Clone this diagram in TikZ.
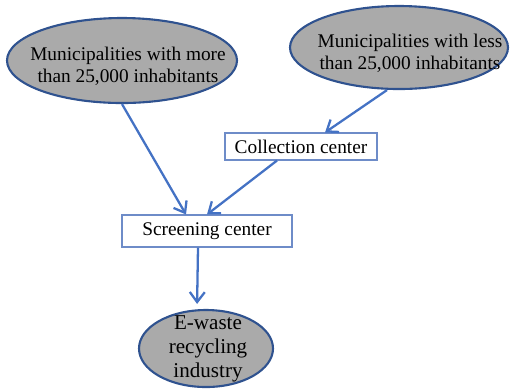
\documentclass[tikz,border=0pt]{standalone}
\usepackage{fontspec}
\setmainfont{Liberation Serif}
\usepackage{xcolor}
\usepackage{tikz}
\usetikzlibrary{arrows.meta,shapes.geometric}
\definecolor{linkblue}{RGB}{68,114,196}
\definecolor{rimblue}{RGB}{47,82,143}
\definecolor{boxblue}{RGB}{110,140,200}
\definecolor{ovalgray}{RGB}{170,170,170}

\begin{document}
\begin{tikzpicture}[x=1cm,y=1cm,font=\fontsize{11}{12.5}\selectfont,
   oval/.style={ellipse,draw=rimblue,line width=1.2pt,fill=ovalgray,inner sep=0pt},
   blk/.style={draw=boxblue,line width=0.6pt,fill=white,inner sep=1pt},
   txt/.style={align=center,inner sep=0pt},
   link/.style={draw=linkblue,line width=1.3pt,-{Straight Barb[length=2mm,width=3mm]}}]
  \useasboundingbox (0,0) rectangle (10.2,-7.78);
  % sources
  \node[oval,minimum width=4.6cm,minimum height=1.7cm]   (mun1) at (2.44,-1.21) {};
  \node[txt] (mun1txt) at (2.56,-1.33) {Municipalities with more\\than 25,000 inhabitants};
  \node[oval,minimum width=4.36cm,minimum height=1.66cm] (mun2) at (7.98,-0.95) {};
  \node[txt] (mun2txt) at (8.2,-1.06) {Municipalities with less\\than 25,000 inhabitants};
  % centers
  \node[blk,minimum width=3.04cm,minimum height=0.54cm] (col) at (6.02,-2.93) {Collection center};
  \node[blk,minimum width=3.4cm,minimum height=0.64cm]  (scr) at (4.14,-4.62) {Screening center};
  % industry
  \node[oval,minimum width=2.68cm,minimum height=1.54cm] (rec) at (4.12,-6.97) {};
  \node[txt,font=\fontsize{12}{13.5}\selectfont] (rectxt) at (4.16,-6.98) {E-waste\\recycling\\industry};
  % flows
  \draw[link] (mun1.south) -- ([xshift=-4.2mm]scr.north);
  \draw[link] ([xshift=-2.4mm]mun2.south) -- ([xshift=4.8mm]col.north);
  \draw[link] ([xshift=-4.8mm]col.south) -- (scr.north);
  \draw[link,shorten >=1mm] ([xshift=-1.8mm]scr.south) -- ([xshift=-1.8mm]rec.north);
\end{tikzpicture}
\end{document}
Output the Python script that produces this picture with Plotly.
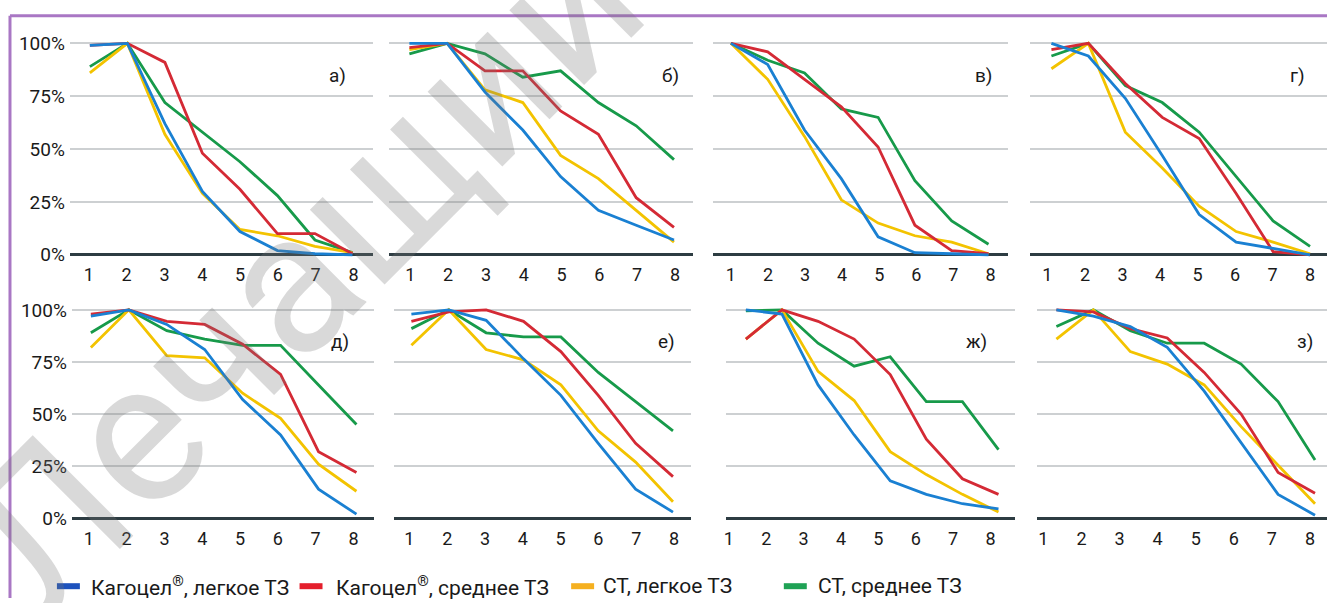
import plotly.graph_objects as go

W, H = 1327, 603

# ---------------- data ----------------
steps = [1, 2, 3, 4, 5, 6, 7, 8]
x_tick_text = ["1", "2", "3", "4", "5", "6", "7", "8"]
y_tick_vals = [0, 25, 50, 75, 100]
y_tick_text = ["0%", "25%", "50%", "75%", "100%"]

series_names = ["Кагоцел<sup>®</sup>, легкое ТЗ", "Кагоцел<sup>®</sup>, среднее ТЗ",
                "СТ, легкое ТЗ", "СТ, среднее ТЗ"]
panel_labels = ["а)", "б)", "в)", "г)", "д)", "е)", "ж)", "з)"]

# panel а
a_kag_light = [99, 100, 62, 30, 11, 2, 0.5, 0]
a_kag_mid = [99, 100, 91, 48, 31, 10, 10, 0.5]
a_st_light = [86, 100, 57, 29, 12, 9, 4, 1]
a_st_mid = [89, 100, 72, 58, 44, 28, 7, 1]
# panel б
b_kag_light = [100, 100, 77, 59, 37, 21, 14, 7]
b_kag_mid = [98, 100, 87, 87, 68, 57, 27, 13]
b_st_light = [97, 100, 78, 72, 47, 36, 21, 6]
b_st_mid = [95, 100, 95, 84, 87, 72, 61, 45]
# panel в
c_kag_light = [100, 90, 59, 36, 8.5, 1, 0.5, 0]
c_kag_mid = [100, 96, 83, 70, 51, 14, 2, 0.5]
c_st_light = [100, 83, 56, 26, 15, 9, 6, 0.5]
c_st_mid = [100, 92, 86, 69, 65, 35, 16, 5]
# panel г
d_kag_light = [100, 94, 74, 47, 19, 6, 3, 0]
d_kag_mid = [97, 100, 81, 65, 55, 29, 1.5, 0]
d_st_light = [88, 100, 58, 41, 23, 11, 6, 0.5]
d_st_mid = [94, 100, 80, 72, 58, 37, 16, 4]
# panel д
e_kag_light = [97, 100, 93, 81, 57, 40, 14, 2]
e_kag_mid = [98, 100, 94.5, 93, 83.5, 69, 32, 22]
e_st_light = [82, 100, 78, 77, 60, 48, 26, 13]
e_st_mid = [89, 100, 90, 86, 83, 83, 64, 45]
# panel е
f_kag_light = [98, 100, 95, 76.5, 59, 36, 14, 3]
f_kag_mid = [94.5, 99, 100, 94.5, 80, 59, 36, 20]
f_st_light = [83, 100, 81, 76, 64, 42, 27, 8]
f_st_mid = [91, 100, 89, 87, 87, 70, 56, 42]
# panel ж
g_kag_light = [100, 98, 64, 40, 18, 11.5, 7, 4.5]
g_kag_mid = [86, 100, 94.5, 86, 69, 38, 19, 11.5]
g_st_light = [86, 100, 70.5, 56.5, 32, 21, 11.5, 3]
g_st_mid = [99.5, 100, 84, 73, 77.5, 56, 56, 33]
# panel з
h_kag_light = [100, 97, 92, 82, 61, 36, 11.5, 1.5]
h_kag_mid = [100, 99, 91, 86.5, 70, 50, 22, 12]
h_st_light = [86, 100, 80, 74, 64, 44, 25.5, 7]
h_st_mid = [92, 100, 90, 84, 84, 74, 56, 28]

panels_data = [
    [a_kag_light, a_kag_mid, a_st_light, a_st_mid],
    [b_kag_light, b_kag_mid, b_st_light, b_st_mid],
    [c_kag_light, c_kag_mid, c_st_light, c_st_mid],
    [d_kag_light, d_kag_mid, d_st_light, d_st_mid],
    [e_kag_light, e_kag_mid, e_st_light, e_st_mid],
    [f_kag_light, f_kag_mid, f_st_light, f_st_mid],
    [g_kag_light, g_kag_mid, g_st_light, g_st_mid],
    [h_kag_light, h_kag_mid, h_st_light, h_st_mid],
]

# ---------------- styling / geometry ----------------
line_colors = ["#1a80d2", "#d42a35", "#f3c300", "#179a4a"]
legend_colors = ["#1d52bd", "#e41f2c", "#f5b020", "#1fa255"]
draw_order = [3, 2, 1, 0]

# (left px, right px, data-1 px, data-8 px, label-1 px, label-8 px)
geo = [
    (68, 372, 88, 351, 87, 352),
    (388, 692, 408, 673, 409, 674),
    (712, 1008, 730, 988, 730, 990),
    (1030, 1327, 1051, 1310, 1047, 1310),
    (70, 373, 89, 355, 87, 352),
    (393, 690, 410, 672, 408, 673),
    (725, 1015, 745, 998, 728, 990),
    (1037, 1327, 1056, 1315, 1043, 1310),
]
rows = [(39, 254), (310, 522)]  # (px of 100%, px of 0%)
label_pos = [(347, 72), (680, 72), (993, 72), (1307, 72),
             (350, 342), (676, 342), (988, 342), (1315, 342)]

YLO, YHI = -3, 103
FONT = "Roboto, 'Liberation Sans', Arial, sans-serif"

fig = go.Figure()
layout_axes = {}
annotations = []

for k in range(8):
    left, right, p1, p8, l1, l8 = geo[k]
    y100, y0 = rows[k // 4]
    unit = (p8 - p1) / 7.0
    xr = [1 - (p1 - left) / unit, 8 + (right - p8) / unit]
    tickvals = [1 + (l1 + (l8 - l1) * i / 7.0 - p1) / unit for i in range(8)]
    s = (y0 - y100) / 100.0
    ybot = y0 - YLO * s
    ytop = y100 - (YHI - 100) * s
    xd = [left / W, right / W]
    yd = [1 - ybot / H, 1 - ytop / H]
    idx = "" if k == 0 else str(k + 1)
    xa, ya = "x" + idx, "y" + idx

    for j in draw_order:
        fig.add_trace(go.Scatter(
            x=steps, y=panels_data[k][j], mode="lines", name=series_names[j],
            line=dict(color=line_colors[j], width=2.8),
            xaxis=xa, yaxis=ya, showlegend=False, hoverinfo="skip"))

    layout_axes["xaxis" + idx] = dict(
        domain=xd, range=xr, anchor=ya, tickmode="array", tickvals=tickvals,
        ticktext=x_tick_text, showgrid=False, zeroline=False, showline=False,
        ticks="", tickfont=dict(family=FONT, size=18, color="#1a1a1a"),
        ticklabelstandoff=1, fixedrange=True)
    layout_axes["yaxis" + idx] = dict(
        domain=yd, range=[YLO, YHI], anchor=xa, tickmode="array",
        tickvals=y_tick_vals, ticktext=y_tick_text,
        showticklabels=(k % 4 == 0), showgrid=True, gridcolor="#cdd0d2",
        gridwidth=2, zeroline=True, zerolinecolor="#2d3c42", zerolinewidth=3,
        showline=False, ticks="", ticklabelstandoff=4,
        tickfont=dict(family=FONT, size=19, color="#1a1a1a"), fixedrange=True)

    lx, ly = label_pos[k]
    annotations.append(dict(
        text=panel_labels[k], x=lx / W, y=1 - ly / H, xref="paper", yref="paper",
        xanchor="right", yanchor="middle", showarrow=False,
        font=dict(family=FONT, size=19, color="#1a1a1a")))

# legend (manual, bottom)
legend_bar_px = [(55, 78), (298, 321), (570, 593), (783, 806)]
legend_text_px = [87, 333, 600, 815]
legend_y = 591
shapes = []
for j in range(4):
    b0, b1 = legend_bar_px[j]
    shapes.append(dict(type="line", xref="paper", yref="paper",
                       x0=b0 / W, x1=b1 / W, y0=1 - legend_y / H, y1=1 - legend_y / H,
                       line=dict(color=legend_colors[j], width=6)))
    annotations.append(dict(
        text=series_names[j], x=legend_text_px[j] / W, y=1 - legend_y / H,
        xref="paper", yref="paper", xanchor="left", yanchor="middle",
        showarrow=False, font=dict(family=FONT, size=21, color="#1a1a1a")))

# watermark
annotations.append(dict(
    text="Лечащий", x=300 / W, y=1 - 270 / H, xref="paper", yref="paper",
    xanchor="center", yanchor="middle", showarrow=False, textangle=-45,
    font=dict(family=FONT, size=200, color="rgba(120,120,120,0.28)")))

# purple frame (top and left)
frame_color = "#a977c4"
shapes.append(dict(type="line", xref="paper", yref="paper",
                   x0=8 / W, x1=1.0, y0=1 - 11 / H, y1=1 - 11 / H,
                   line=dict(color=frame_color, width=3)))
shapes.append(dict(type="line", xref="paper", yref="paper",
                   x0=8 / W, x1=8 / W, y0=1 - 11 / H, y1=0,
                   line=dict(color=frame_color, width=3)))

fig.update_layout(
    width=W, height=H, margin=dict(l=0, r=0, t=0, b=0),
    paper_bgcolor="white", plot_bgcolor="white",
    showlegend=False, annotations=annotations, shapes=shapes,
    **layout_axes)

fig.write_html("out.html", config={"displayModeBar": False},
               post_script="document.body.style.margin='0';document.body.style.overflow='hidden';")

-*-

(Required work)
Pull out every line of the records above that contains the word "this".

(Task solution)
Clone this diagram in TikZ.
Output the Python script that produces this picture with Plotly.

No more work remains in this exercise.